**AIM:** Please repeat the records below exactly, from the first line through the line containing "(0,0) rectangle (994,407);", and nothing more.

Plotting code records
⟨
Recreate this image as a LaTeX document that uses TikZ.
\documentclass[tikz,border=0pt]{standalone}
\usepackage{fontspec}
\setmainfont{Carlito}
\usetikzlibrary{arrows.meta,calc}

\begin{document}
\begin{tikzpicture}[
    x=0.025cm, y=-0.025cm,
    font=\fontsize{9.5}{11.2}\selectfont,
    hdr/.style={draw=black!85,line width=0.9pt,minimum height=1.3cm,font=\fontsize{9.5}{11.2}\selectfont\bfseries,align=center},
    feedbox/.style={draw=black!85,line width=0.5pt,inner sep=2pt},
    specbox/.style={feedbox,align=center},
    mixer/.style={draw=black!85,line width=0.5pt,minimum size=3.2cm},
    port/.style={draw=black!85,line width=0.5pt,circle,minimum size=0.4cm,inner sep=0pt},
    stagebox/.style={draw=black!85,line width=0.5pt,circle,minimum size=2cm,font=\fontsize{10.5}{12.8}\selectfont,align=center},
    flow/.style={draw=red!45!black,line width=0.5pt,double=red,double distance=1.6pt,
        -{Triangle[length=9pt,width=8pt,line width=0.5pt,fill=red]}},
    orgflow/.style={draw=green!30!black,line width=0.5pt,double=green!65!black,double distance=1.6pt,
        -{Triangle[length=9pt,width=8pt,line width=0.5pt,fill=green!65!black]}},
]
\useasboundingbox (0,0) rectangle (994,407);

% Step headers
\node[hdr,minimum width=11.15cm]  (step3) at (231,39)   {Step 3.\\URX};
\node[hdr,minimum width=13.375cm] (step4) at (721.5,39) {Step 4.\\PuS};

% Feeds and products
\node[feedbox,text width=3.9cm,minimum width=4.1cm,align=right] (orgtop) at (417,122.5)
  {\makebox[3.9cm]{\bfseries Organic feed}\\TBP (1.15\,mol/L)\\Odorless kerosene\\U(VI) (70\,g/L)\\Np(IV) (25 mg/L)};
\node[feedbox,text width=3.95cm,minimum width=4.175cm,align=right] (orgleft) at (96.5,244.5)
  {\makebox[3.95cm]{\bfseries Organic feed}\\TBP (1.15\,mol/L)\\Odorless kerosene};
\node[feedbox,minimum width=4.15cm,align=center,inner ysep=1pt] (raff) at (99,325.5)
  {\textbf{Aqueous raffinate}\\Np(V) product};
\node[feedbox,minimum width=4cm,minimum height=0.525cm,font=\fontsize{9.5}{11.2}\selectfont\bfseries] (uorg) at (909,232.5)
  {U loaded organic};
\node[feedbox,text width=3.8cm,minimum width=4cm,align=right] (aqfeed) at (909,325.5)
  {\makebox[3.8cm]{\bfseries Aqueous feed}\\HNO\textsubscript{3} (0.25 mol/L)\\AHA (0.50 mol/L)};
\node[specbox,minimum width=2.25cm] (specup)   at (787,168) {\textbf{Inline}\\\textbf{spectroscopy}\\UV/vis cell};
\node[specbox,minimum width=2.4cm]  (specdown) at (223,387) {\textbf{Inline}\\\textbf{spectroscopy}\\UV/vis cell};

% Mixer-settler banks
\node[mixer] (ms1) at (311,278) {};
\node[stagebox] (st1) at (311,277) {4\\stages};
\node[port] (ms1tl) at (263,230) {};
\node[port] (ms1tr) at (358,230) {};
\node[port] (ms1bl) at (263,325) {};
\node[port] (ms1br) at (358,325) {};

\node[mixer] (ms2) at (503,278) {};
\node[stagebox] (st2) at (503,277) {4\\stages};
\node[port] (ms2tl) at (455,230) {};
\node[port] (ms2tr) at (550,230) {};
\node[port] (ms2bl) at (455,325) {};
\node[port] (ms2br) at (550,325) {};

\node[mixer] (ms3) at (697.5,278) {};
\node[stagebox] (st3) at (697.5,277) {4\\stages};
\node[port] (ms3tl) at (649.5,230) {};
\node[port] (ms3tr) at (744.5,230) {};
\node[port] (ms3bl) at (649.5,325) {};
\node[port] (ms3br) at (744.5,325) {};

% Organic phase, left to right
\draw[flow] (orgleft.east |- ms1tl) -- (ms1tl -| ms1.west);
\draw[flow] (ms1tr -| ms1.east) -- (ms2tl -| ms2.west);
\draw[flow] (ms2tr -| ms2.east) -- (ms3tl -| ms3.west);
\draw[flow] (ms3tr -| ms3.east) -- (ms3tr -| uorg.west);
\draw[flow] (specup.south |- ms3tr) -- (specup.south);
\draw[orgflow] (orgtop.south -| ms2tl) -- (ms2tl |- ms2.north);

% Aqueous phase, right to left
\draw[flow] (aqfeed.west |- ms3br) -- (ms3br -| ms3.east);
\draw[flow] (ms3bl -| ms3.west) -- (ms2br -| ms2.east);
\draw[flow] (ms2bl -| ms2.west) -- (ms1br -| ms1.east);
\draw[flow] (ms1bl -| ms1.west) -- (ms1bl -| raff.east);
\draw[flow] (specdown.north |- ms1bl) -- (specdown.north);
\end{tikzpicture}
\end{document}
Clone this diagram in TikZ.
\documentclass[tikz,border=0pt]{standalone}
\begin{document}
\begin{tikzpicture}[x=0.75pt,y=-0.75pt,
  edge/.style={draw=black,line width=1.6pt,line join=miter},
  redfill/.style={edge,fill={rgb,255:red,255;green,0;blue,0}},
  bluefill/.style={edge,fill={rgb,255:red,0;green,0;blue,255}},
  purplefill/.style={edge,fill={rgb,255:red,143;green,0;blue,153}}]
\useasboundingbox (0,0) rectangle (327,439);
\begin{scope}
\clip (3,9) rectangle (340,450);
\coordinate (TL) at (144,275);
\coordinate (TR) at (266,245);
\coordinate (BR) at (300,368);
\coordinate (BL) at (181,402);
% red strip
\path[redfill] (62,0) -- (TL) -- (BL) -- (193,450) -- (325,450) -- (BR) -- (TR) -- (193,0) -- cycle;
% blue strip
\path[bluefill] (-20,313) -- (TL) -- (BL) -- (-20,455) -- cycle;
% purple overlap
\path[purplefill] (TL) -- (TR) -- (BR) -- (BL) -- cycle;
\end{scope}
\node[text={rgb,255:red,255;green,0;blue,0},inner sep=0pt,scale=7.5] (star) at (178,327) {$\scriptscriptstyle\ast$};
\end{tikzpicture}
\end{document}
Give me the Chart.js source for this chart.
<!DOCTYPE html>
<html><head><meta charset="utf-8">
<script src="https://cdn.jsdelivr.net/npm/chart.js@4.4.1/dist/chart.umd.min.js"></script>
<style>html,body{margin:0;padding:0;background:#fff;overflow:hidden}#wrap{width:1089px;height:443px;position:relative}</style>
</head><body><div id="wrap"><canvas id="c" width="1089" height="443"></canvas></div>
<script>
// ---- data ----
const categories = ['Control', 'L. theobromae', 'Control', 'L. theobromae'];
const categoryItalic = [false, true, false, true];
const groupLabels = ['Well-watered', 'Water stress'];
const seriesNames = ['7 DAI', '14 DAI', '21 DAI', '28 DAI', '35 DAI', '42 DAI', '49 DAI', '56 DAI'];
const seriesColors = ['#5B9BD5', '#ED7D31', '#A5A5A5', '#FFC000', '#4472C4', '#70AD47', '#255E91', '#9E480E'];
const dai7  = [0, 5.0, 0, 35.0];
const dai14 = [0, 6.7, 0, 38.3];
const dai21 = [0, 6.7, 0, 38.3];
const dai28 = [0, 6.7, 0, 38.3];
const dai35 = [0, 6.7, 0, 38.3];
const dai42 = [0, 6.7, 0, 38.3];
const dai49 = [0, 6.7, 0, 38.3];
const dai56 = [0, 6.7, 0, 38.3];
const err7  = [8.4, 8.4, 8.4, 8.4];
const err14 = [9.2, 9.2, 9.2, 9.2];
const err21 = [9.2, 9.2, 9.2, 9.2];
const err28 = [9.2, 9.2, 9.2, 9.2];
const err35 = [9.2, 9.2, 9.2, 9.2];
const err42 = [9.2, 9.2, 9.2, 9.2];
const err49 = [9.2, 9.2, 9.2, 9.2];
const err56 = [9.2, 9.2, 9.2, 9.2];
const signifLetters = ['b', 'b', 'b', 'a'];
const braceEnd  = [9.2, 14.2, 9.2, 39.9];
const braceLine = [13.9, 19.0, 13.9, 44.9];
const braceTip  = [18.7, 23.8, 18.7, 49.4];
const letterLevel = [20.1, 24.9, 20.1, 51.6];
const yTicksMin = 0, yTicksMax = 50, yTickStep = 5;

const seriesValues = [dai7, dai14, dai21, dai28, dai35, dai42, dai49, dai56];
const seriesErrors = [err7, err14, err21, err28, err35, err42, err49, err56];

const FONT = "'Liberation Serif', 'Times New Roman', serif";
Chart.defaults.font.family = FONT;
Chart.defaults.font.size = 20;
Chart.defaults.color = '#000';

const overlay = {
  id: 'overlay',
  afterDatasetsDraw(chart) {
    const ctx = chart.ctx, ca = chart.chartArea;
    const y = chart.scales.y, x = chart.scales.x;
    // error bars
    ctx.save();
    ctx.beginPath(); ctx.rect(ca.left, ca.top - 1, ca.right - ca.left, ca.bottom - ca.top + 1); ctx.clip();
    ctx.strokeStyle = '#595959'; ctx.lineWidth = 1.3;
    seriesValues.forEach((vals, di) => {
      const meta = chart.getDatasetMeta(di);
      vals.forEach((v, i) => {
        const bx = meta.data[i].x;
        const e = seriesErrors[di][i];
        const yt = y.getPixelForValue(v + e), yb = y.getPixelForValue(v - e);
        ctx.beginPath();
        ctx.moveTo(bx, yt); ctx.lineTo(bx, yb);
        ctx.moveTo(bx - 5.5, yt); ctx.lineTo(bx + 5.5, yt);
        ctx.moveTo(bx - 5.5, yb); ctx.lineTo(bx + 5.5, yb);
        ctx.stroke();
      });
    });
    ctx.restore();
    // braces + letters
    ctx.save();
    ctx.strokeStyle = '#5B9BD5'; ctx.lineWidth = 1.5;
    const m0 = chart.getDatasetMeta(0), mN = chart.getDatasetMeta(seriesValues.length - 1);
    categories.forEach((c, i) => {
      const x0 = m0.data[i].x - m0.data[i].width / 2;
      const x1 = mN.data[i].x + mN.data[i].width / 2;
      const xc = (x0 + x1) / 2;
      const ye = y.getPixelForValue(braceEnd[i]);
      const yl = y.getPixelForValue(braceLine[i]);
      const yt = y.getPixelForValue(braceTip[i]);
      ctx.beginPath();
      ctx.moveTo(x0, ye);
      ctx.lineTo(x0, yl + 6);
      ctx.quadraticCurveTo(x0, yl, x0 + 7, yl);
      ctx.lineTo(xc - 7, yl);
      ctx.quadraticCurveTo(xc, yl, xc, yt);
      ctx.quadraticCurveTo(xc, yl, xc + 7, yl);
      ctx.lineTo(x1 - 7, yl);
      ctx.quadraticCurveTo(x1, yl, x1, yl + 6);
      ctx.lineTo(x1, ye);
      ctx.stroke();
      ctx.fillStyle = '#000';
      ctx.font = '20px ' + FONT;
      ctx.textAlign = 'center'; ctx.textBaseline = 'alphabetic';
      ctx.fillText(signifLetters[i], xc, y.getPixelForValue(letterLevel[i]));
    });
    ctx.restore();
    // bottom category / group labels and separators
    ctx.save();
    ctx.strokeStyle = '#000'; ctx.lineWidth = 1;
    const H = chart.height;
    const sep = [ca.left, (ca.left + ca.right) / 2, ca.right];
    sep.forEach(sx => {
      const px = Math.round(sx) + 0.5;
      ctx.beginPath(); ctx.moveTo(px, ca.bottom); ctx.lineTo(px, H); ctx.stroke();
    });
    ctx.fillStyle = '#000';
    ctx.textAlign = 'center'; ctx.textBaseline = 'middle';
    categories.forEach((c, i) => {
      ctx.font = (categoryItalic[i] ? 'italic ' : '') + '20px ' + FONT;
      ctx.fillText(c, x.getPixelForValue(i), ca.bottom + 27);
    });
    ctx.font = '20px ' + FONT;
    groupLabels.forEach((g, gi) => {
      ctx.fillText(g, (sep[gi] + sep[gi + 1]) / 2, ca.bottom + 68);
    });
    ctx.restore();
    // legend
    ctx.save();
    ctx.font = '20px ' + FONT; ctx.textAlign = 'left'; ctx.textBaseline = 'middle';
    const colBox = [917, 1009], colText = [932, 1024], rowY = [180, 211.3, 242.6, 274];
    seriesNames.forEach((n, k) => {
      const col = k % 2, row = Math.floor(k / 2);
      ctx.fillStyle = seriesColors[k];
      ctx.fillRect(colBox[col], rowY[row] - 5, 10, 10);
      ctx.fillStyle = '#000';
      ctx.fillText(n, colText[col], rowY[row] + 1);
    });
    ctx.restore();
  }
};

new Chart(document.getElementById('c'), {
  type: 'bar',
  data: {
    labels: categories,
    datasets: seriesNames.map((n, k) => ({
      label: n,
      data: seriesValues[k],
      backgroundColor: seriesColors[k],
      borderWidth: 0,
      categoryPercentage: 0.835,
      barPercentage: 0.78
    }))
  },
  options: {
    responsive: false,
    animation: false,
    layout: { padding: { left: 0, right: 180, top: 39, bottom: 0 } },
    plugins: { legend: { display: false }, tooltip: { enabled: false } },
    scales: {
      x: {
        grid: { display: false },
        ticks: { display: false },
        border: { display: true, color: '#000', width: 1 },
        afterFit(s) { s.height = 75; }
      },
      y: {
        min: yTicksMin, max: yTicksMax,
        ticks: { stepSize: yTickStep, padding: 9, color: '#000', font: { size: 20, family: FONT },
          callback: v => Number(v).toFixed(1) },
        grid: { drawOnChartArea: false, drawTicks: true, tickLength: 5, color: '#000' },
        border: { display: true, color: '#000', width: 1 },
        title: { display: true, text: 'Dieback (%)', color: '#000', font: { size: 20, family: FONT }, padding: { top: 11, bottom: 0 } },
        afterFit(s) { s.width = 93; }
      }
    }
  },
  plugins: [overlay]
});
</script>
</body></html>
⟩
**SOLUTION FOR THIS PROBLEM:**
Recreate this image as a LaTeX document that uses TikZ.
\documentclass[tikz,border=0pt]{standalone}
\usepackage{fontspec}
\setmainfont{Carlito}
\usetikzlibrary{arrows.meta,calc}

\begin{document}
\begin{tikzpicture}[
    x=0.025cm, y=-0.025cm,
    font=\fontsize{9.5}{11.2}\selectfont,
    hdr/.style={draw=black!85,line width=0.9pt,minimum height=1.3cm,font=\fontsize{9.5}{11.2}\selectfont\bfseries,align=center},
    feedbox/.style={draw=black!85,line width=0.5pt,inner sep=2pt},
    specbox/.style={feedbox,align=center},
    mixer/.style={draw=black!85,line width=0.5pt,minimum size=3.2cm},
    port/.style={draw=black!85,line width=0.5pt,circle,minimum size=0.4cm,inner sep=0pt},
    stagebox/.style={draw=black!85,line width=0.5pt,circle,minimum size=2cm,font=\fontsize{10.5}{12.8}\selectfont,align=center},
    flow/.style={draw=red!45!black,line width=0.5pt,double=red,double distance=1.6pt,
        -{Triangle[length=9pt,width=8pt,line width=0.5pt,fill=red]}},
    orgflow/.style={draw=green!30!black,line width=0.5pt,double=green!65!black,double distance=1.6pt,
        -{Triangle[length=9pt,width=8pt,line width=0.5pt,fill=green!65!black]}},
]
\useasboundingbox (0,0) rectangle (994,407);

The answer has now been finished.